What Does Speed Training Really Mean?

How many times have you read that proper run training should include three types of runs – a speed workout, a tempo run, and a long run? Well, I agree! You should certainly have some form of each of those in your program. The long run is usually slow paced and long in duration – up to 30% of your weekly mileage. The tempo run is usually 20-40 minutes of sustained, faster paced running. And the speed workout? Well, it should definitely be faster than the others!

I sense a lot of confusion regarding speed workouts, though. Exactly how fast should you run? Why this speed and not that speed? How often should you run that fast? Let's find out.

The first thing that you should know is that you are capable of many different speeds. Think of a spectrum that begins at walking and ends in an all-out sprint. I have found that it is good to train at every one of those speeds to develop as a runner. ALL speeds have benefits!

Here are all of my “speeds” or gears. There are at least 11 of them:



Slow Recovery Run

Easy Run

Moderate Run (marathon pace)

Moderately Hard Run (10K-Half Marathon)

Hard Run (2 Mile-5K)

Very Hard (1 Mile)

Long Sprint (400-800m)

Short Sprint (100-400m)

Max Power (20-50m)

A beginner will have less speeds to choose from while an experienced, fast racer will have more. For example, a low-mileage marathon rookie will likely run the marathon at their Slow-Easy pace. A fast, high-mileage 5K'er will be comfortable all the way down to 5 minute pace.

When I think of the general programs I've seen in other online sites and running magazines, they often describe speed as running close to your current 5K race pace. This leads many runners to believe that if they do their weekly speed workout of 6 times 800 meters at 5k pace, they will become faster. Makes sense, right?

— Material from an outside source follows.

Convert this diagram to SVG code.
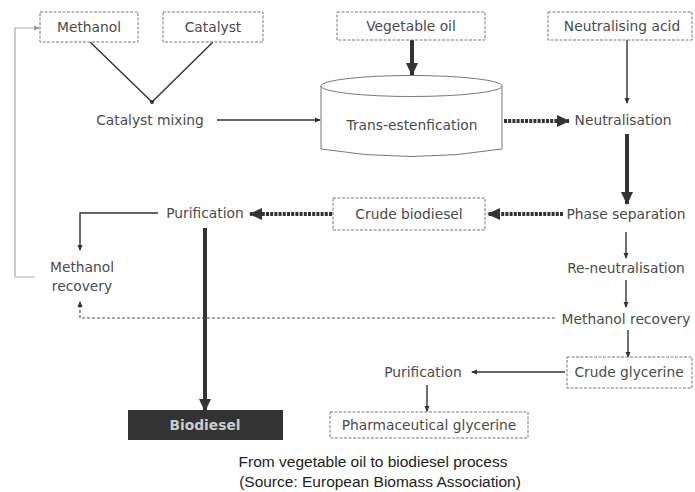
<svg xmlns="http://www.w3.org/2000/svg" width="695" height="492" viewBox="0 0 695 492">
<style>
.t{font-family:"DejaVu Sans",Verdana,sans-serif;font-size:13.8px;fill:#4a4a4a;text-anchor:middle}
.box{fill:#fff;stroke:#777;stroke-width:1;stroke-dasharray:3,1.5}
.thin{fill:none;stroke:#333;stroke-width:1.4}
.thick{fill:none;stroke:#333;stroke-width:4}
.hatch{fill:none;stroke:#333;stroke-width:4;stroke-dasharray:3,1.2}
.dot{fill:none;stroke:#555;stroke-width:1.2;stroke-dasharray:3,2}
.grey{fill:none;stroke:#aaa;stroke-width:1.2}
.cap{font-family:"Liberation Sans",Arial,sans-serif;font-size:15.5px;fill:#222;text-anchor:middle}
</style>
<defs>
<marker id="sm" markerWidth="6" markerHeight="6" refX="5" refY="3" orient="auto" markerUnits="userSpaceOnUse"><path d="M0,0.5 L6,3 L0,5.5 z" fill="#333"/></marker>
<marker id="big" markerWidth="14" markerHeight="14" refX="12" refY="7" orient="auto" markerUnits="userSpaceOnUse"><path d="M0,1 L13,7 L0,13 z" fill="#333"/></marker>
<marker id="gr" markerWidth="6" markerHeight="6" refX="5" refY="3" orient="auto" markerUnits="userSpaceOnUse"><path d="M0,0.5 L6,3 L0,5.5 z" fill="#999"/></marker>
</defs>
<rect width="695" height="492" fill="#fff"/>

<g id="connectors">
<path class="thin" d="M90,42 L152,102 L213,42"/>
<circle cx="152" cy="102" r="2" fill="#333"/>
<line class="thin" x1="217" y1="120" x2="320" y2="120" marker-end="url(#sm)"/>
<line class="thick" x1="412" y1="40" x2="412" y2="75" marker-end="url(#big)"/>
<line class="thin" x1="627" y1="40" x2="627" y2="103" marker-end="url(#sm)"/>
<line class="hatch" x1="504" y1="121" x2="569" y2="121" marker-end="url(#big)"/>
<line class="thick" x1="627" y1="134" x2="627" y2="204" marker-end="url(#big)"/>
<line class="hatch" x1="563" y1="214" x2="488" y2="214" marker-end="url(#big)"/>
<line class="hatch" x1="332" y1="214" x2="250" y2="214" marker-end="url(#big)"/>
<line class="thick" x1="205" y1="228" x2="205" y2="411" marker-end="url(#big)"/>
<path class="thin" d="M158,213 L80,213 L80,250" marker-end="url(#sm)"/>
<line class="thin" x1="626" y1="232" x2="626" y2="258" marker-end="url(#sm)"/>
<line class="thin" x1="626" y1="280" x2="626" y2="307" marker-end="url(#sm)"/>
<path class="dot" d="M555,318 L80,318 L80,302" marker-end="url(#sm)"/>
<line class="thin" x1="628" y1="330" x2="628" y2="357" marker-end="url(#sm)"/>
<line class="thin" x1="565" y1="372" x2="472" y2="372" marker-end="url(#sm)"/>
<line class="thin" x1="427" y1="385" x2="427" y2="411" marker-end="url(#sm)"/>
<path class="grey" d="M35,277 L15,277 L15,28 L39,28" marker-end="url(#gr)"/>
</g>

<g id="methanol"><rect class="box" x="40" y="12" width="98" height="30"/><text class="t" x="89" y="32">Methanol</text></g>
<g id="catalyst"><rect class="box" x="163" y="12" width="100" height="30"/><text class="t" x="213" y="32">Catalyst</text></g>
<g id="catalyst-mixing"><text class="t" x="150" y="125">Catalyst mixing</text></g>
<g id="vegetable-oil"><rect class="box" x="337" y="12" width="148" height="28"/><text class="t" x="411" y="31">Vegetable oil</text></g>
<g id="trans"><path d="M321,86 L321,149 Q411,164 502,149 L502,86" fill="#fff" stroke="#777" stroke-width="1"/><ellipse cx="411.5" cy="86" rx="90.5" ry="10.5" fill="#fff" stroke="#777" stroke-width="1"/><text class="t" x="412" y="130">Trans-estenfication</text></g>
<g id="neutralising-acid"><rect class="box" x="548" y="12" width="144" height="28"/><text class="t" x="622" y="31">Neutralising acid</text></g>
<g id="neutralisation"><text class="t" x="623" y="125">Neutralisation</text></g>
<g id="phase-separation"><text class="t" x="626" y="219">Phase separation</text></g>
<g id="crude-biodiesel"><rect class="box" x="333" y="198" width="152" height="32"/><text class="t" x="409" y="219">Crude biodiesel</text></g>
<g id="purification-1"><text class="t" x="205" y="218">Purification</text></g>
<g id="methanol-recovery-1"><text class="t" x="82" y="272">Methanol</text><text class="t" x="82" y="291">recovery</text></g>
<g id="re-neutralisation"><text class="t" x="626" y="273">Re-neutralisation</text></g>
<g id="methanol-recovery-2"><text class="t" x="626" y="324">Methanol recovery</text></g>
<g id="crude-glycerine"><rect class="box" x="567" y="357" width="125" height="31"/><text class="t" x="629" y="377">Crude glycerine</text></g>
<g id="purification-2"><text class="t" x="423" y="377">Purification</text></g>
<g id="pharmaceutical-glycerine"><rect class="box" x="330" y="412" width="198" height="26"/><text class="t" x="429" y="430">Pharmaceutical glycerine</text></g>
<g id="biodiesel"><rect x="128" y="410" width="155" height="30" fill="#333"/><text class="t" x="205" y="430" style="fill:#ccc;font-weight:bold">Biodiesel</text></g>
<g id="caption"><text class="cap" x="373" y="467">From vegetable oil to biodiesel process</text><text class="cap" x="380" y="487">(Source: European Biomass Association)</text></g>
</svg>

Well, no. You'll develop the ability to use less energy while running your current 5K pace, but you won't really get faster overall. I mean, wouldn't it be cool to run faster at all of your race distances?

Yes, please!

Ok, so here's what ya gotta do. The faster you are at a short distance race, the faster you can be at a long distance race. This is happens for at least two reasons: more muscle power means a longer stride & speed training makes you better coordinated so you use less energy at slower paces. It's one of the reasons I recommend beginners do slow running and sprint training – and less “in-between” stuff.

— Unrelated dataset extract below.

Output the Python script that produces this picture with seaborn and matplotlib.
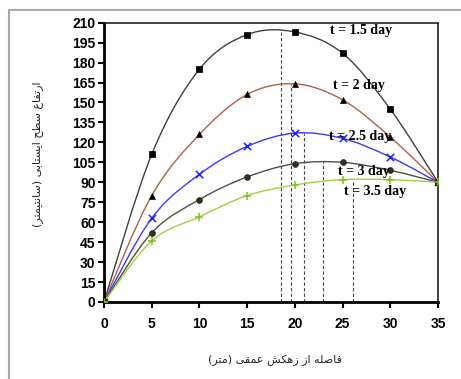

Take a look at your weekly schedule. How many different speeds do you engage every week? If you aren't doing any speed training, you'll need to start at the far end of the spectrum by working on your Max Power.

--Tack on two sprints at the end of two of your weekly easy runs.

--Sprint all out for 7-8 seconds (up a slight incline for best results).

--Take 2 minutes between sprints and just walk to allow your central nervous system recover so that you can hit that next one just as hard.

--Every two weeks add two sprints until you reach 8 sprints.

Where to take things from there can depend on many factors like your goals, muscle fiber make-up and time available to train, but this is a great place to start. Once your muscle power and coordination has improved significantly, then you are ready for longer speed sessions. However, without this base of basic sprint speed you are leaving speed on the table and won't reach your potential.